Но ручаюсь, что давно не читал подобных книг современных авторов, пробуждающих сознание, дарящих череду различных ассоциаций, жгуче интересных. И, признаться, мне было странно, что Игорь Кузнецов не из тех авторов, о которых говорят повсюду. И не раз я восклицал в душе: да не о тех же говорят! Вот — проза, настоящая, русская, выпестованная в сердце человека, любящего Чехова, Бунина, Гончарова, но и не чурающегося опыта певцов абсурда и умственных игр: Кафки, Павича.


Почти остров

На Днепре разлив, в автобусе парень, возвращающийся с работы в городе, сказал, что такой же был в девяносто шестом, кто-то было заспорил, но рыбака не переспоришь, тем более, что он прямо в автобусе успел промочить горло, просто спросил у пассажиров, а ехали там в основном деревенские, нет ли у кого засуху унять, ну, один ему и протянул пластмассовую бутыль, предупредив, что это водка; тот сделал внушительный глоток, закусил конфетой и представился добродетелю: «Максим», — «Федя», — ответил мужик, похожий на американского детектива Коломбо, подумал и поправился: «Федор», — и после минутного размышления сказал определенно: «Федор Иванович».
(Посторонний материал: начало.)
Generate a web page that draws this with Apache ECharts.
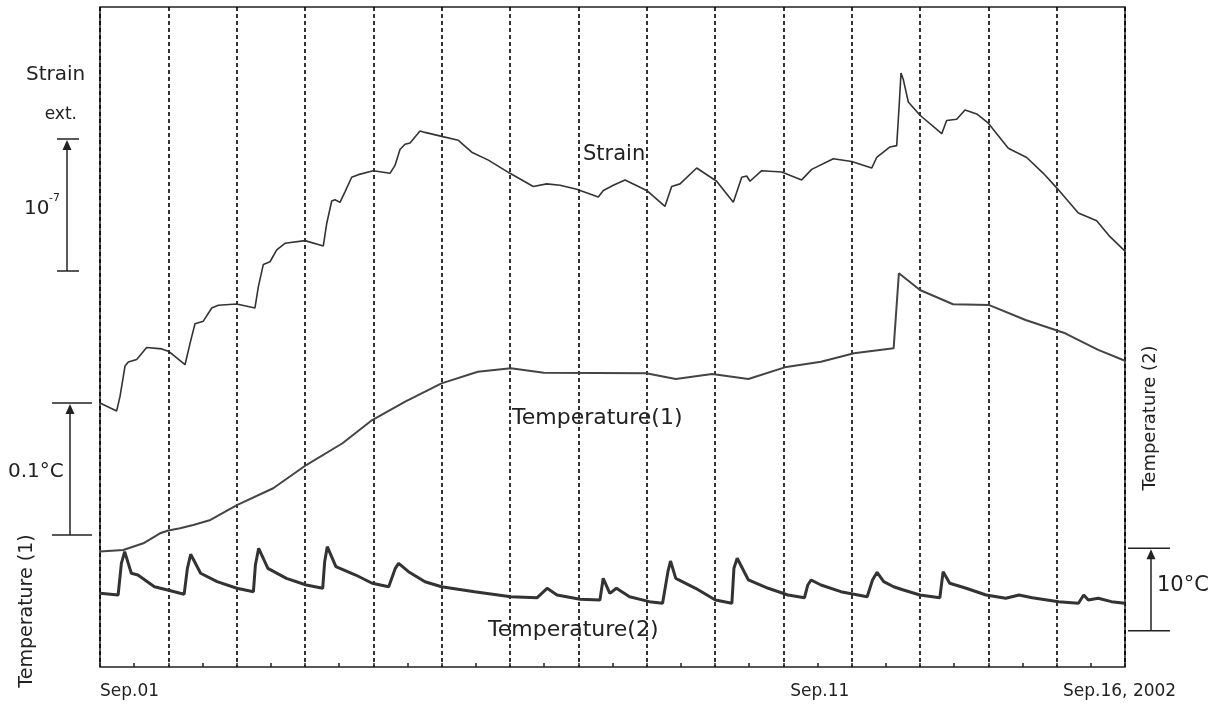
<!DOCTYPE html>
<html>
<head>
<meta charset="utf-8">
<script src="https://cdn.jsdelivr.net/npm/echarts@6/dist/echarts.min.js"></script>
<style>
html,body{margin:0;padding:0;background:#fff;}
#c{width:1226px;height:704px;}
</style>
</head>
<body>
<div id="c"></div>
<script>
// ---- data (x = days since Sep.01 2002) ----
// Strain, in units of 1e-7 (relative)
var strainDay = [0,0.244,0.293,0.366,0.414,0.537,0.683,0.903,1.01,1.244,1.317,1.39,1.512,1.635,1.731,2.0,2.268,2.317,2.39,2.488,2.586,2.707,3.0,3.268,3.318,3.391,3.439,3.512,3.585,3.683,3.78,4.0,4.244,4.317,4.39,4.463,4.537,4.683,4.756,5.0,5.244,5.44,5.683,6.0,6.341,6.537,6.732,6.976,7.292,7.366,7.512,7.683,8.0,8.268,8.366,8.488,8.732,9.024,9.268,9.391,9.464,9.512,9.683,9.976,10.268,10.415,10.732,11.0,11.293,11.366,11.561,11.659,11.697,11.722,11.756,11.829,12.0,12.318,12.39,12.537,12.659,12.83,13.0,13.292,13.561,13.805,14.0,14.317,14.586,14.78,15.0];
var strainVal = [2.00,1.94,2.05,2.28,2.31,2.33,2.42,2.41,2.39,2.29,2.45,2.60,2.62,2.72,2.74,2.75,2.72,2.88,3.05,3.07,3.16,3.21,3.23,3.19,3.36,3.53,3.54,3.52,3.60,3.71,3.73,3.76,3.74,3.80,3.92,3.96,3.97,4.06,4.05,4.02,3.99,3.90,3.84,3.74,3.64,3.66,3.65,3.62,3.56,3.61,3.65,3.69,3.61,3.49,3.64,3.66,3.78,3.68,3.52,3.71,3.72,3.68,3.76,3.75,3.69,3.77,3.85,3.83,3.78,3.86,3.94,3.95,4.27,4.50,4.45,4.28,4.18,4.04,4.14,4.15,4.22,4.19,4.12,3.93,3.86,3.74,3.63,3.44,3.38,3.26,3.15];
// Temperature(1), deg C (relative)
var t1Day = [0,0.341,0.634,0.878,1.0,1.171,1.365,1.617,2.003,2.535,3.018,3.549,3.983,4.466,4.998,5.529,6.012,6.495,7.992,8.426,8.958,9.489,10.02,10.551,11.034,11.614,11.691,12.0,12.483,13.014,13.545,14.125,14.608,15.0];
var t1Val = [0.0875,0.0886,0.0937,0.1013,0.1034,0.1051,0.1076,0.1114,0.1227,0.1354,0.1530,0.1695,0.1871,0.2010,0.2149,0.2237,0.2263,0.2230,0.2225,0.2182,0.2220,0.2182,0.2270,0.2313,0.2377,0.2414,0.2983,0.2856,0.2748,0.2742,0.2629,0.2528,0.2402,0.2320];
// Temperature(2), deg C (relative)
var t2Day = [0,0.265,0.313,0.361,0.458,0.555,0.796,0.989,1.231,1.279,1.327,1.472,1.714,2.003,2.245,2.274,2.322,2.457,2.728,3.018,3.259,3.288,3.326,3.452,3.742,3.983,4.225,4.322,4.37,4.515,4.756,4.998,5.48,6.012,6.398,6.543,6.688,7.026,7.316,7.364,7.461,7.557,7.75,8.04,8.233,8.311,8.349,8.426,8.716,9.006,9.247,9.277,9.325,9.489,9.779,10.068,10.31,10.358,10.406,10.551,10.841,11.227,11.305,11.372,11.469,11.614,11.758,12.0,12.29,12.338,12.435,12.676,12.966,13.256,13.449,13.642,14.029,14.318,14.396,14.463,14.608,14.801,15.0];
var t2Val = [8.93,8.73,12.57,13.98,11.36,11.15,9.73,9.33,8.81,11.96,13.66,11.36,10.34,9.54,9.13,12.36,14.39,11.96,10.75,9.94,9.54,12.76,14.58,12.16,11.15,10.15,9.73,11.96,12.57,11.55,10.34,9.73,9.13,8.52,8.40,9.54,8.73,8.21,8.12,10.75,8.93,9.54,8.52,7.92,7.72,11.55,12.85,10.75,9.54,8.12,7.72,11.96,13.18,10.55,9.54,8.73,8.40,9.94,10.55,9.94,9.13,8.52,10.55,11.48,10.34,9.73,9.33,8.73,8.40,11.55,10.15,9.54,8.73,8.33,8.73,8.40,7.92,7.72,8.73,8.12,8.33,7.92,7.72];
// Tick labels
var tickDays = [0, 10, 15];
var tickLabels = ['Sep.01', 'Sep.11', 'Sep.16, 2002'];
// Scale bars [from, to] in each series' units
var strainBar = [3.0, 4.0];     // 1e-7
var t1Bar = [0.1, 0.2];         // 0.1 deg C
var t2Bar = [4.4, 14.4];        // 10 deg C

function pairs(a, b) { return a.map(function (d, i) { return [d, b[i]]; }); }

var FONT = 'DejaVu Sans';
var INK = '#222';
var chart = echarts.init(document.getElementById('c'), null, {renderer: 'canvas'});

chart.setOption({
  animation: false,
  backgroundColor: '#fff',
  grid: {left: 100, top: 7, width: 1025, height: 660, show: true, borderColor: INK, borderWidth: 1.5, backgroundColor: 'transparent'},
  xAxis: {
    type: 'value', min: 0, max: 15, interval: 1,
    axisLine: {show: false},
    axisTick: {show: true, inside: true, length: 4, lineStyle: {color: INK, width: 1.5}},
    minorTick: {show: true, splitNumber: 2, length: 4, lineStyle: {color: INK, width: 1.5}},
    axisLabel: {show: false},
    splitLine: {show: true, lineStyle: {color: '#000', width: 1.6, type: [4, 3]}}
  },
  yAxis: [
    {type: 'value', min: 0, max: 5, show: false, splitLine: {show: false}},
    {type: 'value', min: 0, max: 0.5, show: false, splitLine: {show: false}},
    {type: 'value', min: 0, max: 80, show: false, splitLine: {show: false}}
  ],
  series: [
    {name: 'Strain', type: 'line', yAxisIndex: 0, showSymbol: false, data: pairs(strainDay, strainVal),
      lineStyle: {color: '#333', width: 1.6}},
    {name: 'Temperature(1)', type: 'line', yAxisIndex: 1, showSymbol: false, data: pairs(t1Day, t1Val),
      lineStyle: {color: '#444', width: 2}},
    {name: 'Temperature(2)', type: 'line', yAxisIndex: 2, showSymbol: false, data: pairs(t2Day, t2Val),
      lineStyle: {color: '#333', width: 3}}
  ]
});

function px(v) { return chart.convertToPixel({xAxisIndex: 0}, v); }
function py(idx, v) { return chart.convertToPixel({yAxisIndex: idx}, v); }

function scaleBar(x, x1, x2, yBot, yTop) {
  var els = [];
  var ls = {stroke: INK, lineWidth: 1.5};
  els.push({type: 'line', shape: {x1: x1, y1: yTop, x2: x2, y2: yTop}, style: ls});
  els.push({type: 'line', shape: {x1: x1, y1: yBot, x2: x2, y2: yBot}, style: ls});
  els.push({type: 'line', shape: {x1: x, y1: yTop + 8, x2: x, y2: yBot}, style: ls});
  els.push({type: 'polygon', shape: {points: [[x, yTop + 1], [x - 4.5, yTop + 11], [x + 4.5, yTop + 11]]}, style: {fill: INK}});
  return els;
}

function txt(x, y, s, size, opts) {
  var o = {type: 'text', x: x, y: y, style: {text: s, fill: INK, font: size + 'px "' + FONT + '"', textVerticalAlign: 'middle', textAlign: 'left'}};
  if (opts) {
    for (var k in opts) {
      if (k === 'style') { for (var j in opts.style) o.style[j] = opts.style[j]; }
      else o[k] = opts[k];
    }
  }
  return o;
}

var g = [];
g = g.concat(scaleBar(67, 57, 79, py(0, strainBar[0]), py(0, strainBar[1])));
g = g.concat(scaleBar(70, 52, 92, py(1, t1Bar[0]), py(1, t1Bar[1])));
g = g.concat(scaleBar(1151, 1128, 1170, py(2, t2Bar[0]), py(2, t2Bar[1])));

g.push(txt(26, 75, 'Strain', 20));
g.push(txt(77, 115, 'ext.', 17, {style: {textAlign: 'right'}}));
g.push(txt(24, 209, '10', 20));
g.push(txt(49, 198, '-7', 11));
g.push(txt(8, 472, '0.1\u00B0C', 20));
g.push(txt(1157, 586, '10\u00B0C', 21));
g.push(txt(27, 611, 'Temperature (1)', 19, {rotation: Math.PI / 2, style: {textAlign: 'center'}}));
g.push(txt(1150, 418, 'Temperature (2)', 18, {rotation: Math.PI / 2, style: {textAlign: 'center'}}));
g.push(txt(583, 155, 'Strain', 21));
g.push(txt(512, 418, 'Temperature(1)', 22));
g.push(txt(488, 630, 'Temperature(2)', 22));

// axis tick labels
var offs = [0, 7, -62];
tickDays.forEach(function (d, i) {
  g.push(txt(px(d) + offs[i], 692, tickLabels[i], 17));
});

chart.setOption({graphic: g});
</script>
</body>
</html>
Максим рассказывал, что дорогу в Немыкари затопило, бедствуют островитяне, правда, вчера к ним трактор прорвался с хлебом. А я-то собирался пойти именно к Немыкарям, старой деревне, упоминаемой еще в грамоте князя Ростислава 12 века, село это он жаловал первому епископу Смоленска Мануилу. И все-таки не послушал я Максима и пошел в сторону Немыкарей. Середина дороги уходила под воду. По обочинам дороги в воде плавал мусор, осточертевшие пластмассовые бутыли.


Пришлось поворачивать оглобли. В деревне Заборье на дороге курили рыбаки. Они с жаром принялись уверять меня, что сразу за холмом, почти за околицей — вода, никуда я не пройду, ни к Днепру, ни даже к Дубкам, и даже хмызника не найду для костра. Мне показалось, что их все это радует: и то, что нет мне дороги, и то, что их деревня почти на острове. Предупредили, что так как они меня не знают… хм… гм… а у них там… того… сети. Один из них заявил, что такое же наводнение было в девяносто шестом, високосном. Он давно эту закономерность установил: как високосный — так потоп. По-моему, они были бы благодарны судьбе, если бы весенний Днепр превратил их Заборье в полный остров: можно было бы окружить его сетями и на ужин жарить судаков и щук, варить уху. Ведь к ухе, по деревенским обычаям, необходима и стопочка-другая-третья. Похоже было, что дело у них как раз шло к этому.

Все же деревенские преувеличивали. Вода не начиналась сразу за околицей. А вот найти место для ночевки оказалось трудно: весь холм был покрыт сажей от сгоревшей травы. Весенние палы — стародавняя забава. Интересно, палили траву при князе Ростиславе? Или лень было высекать искру.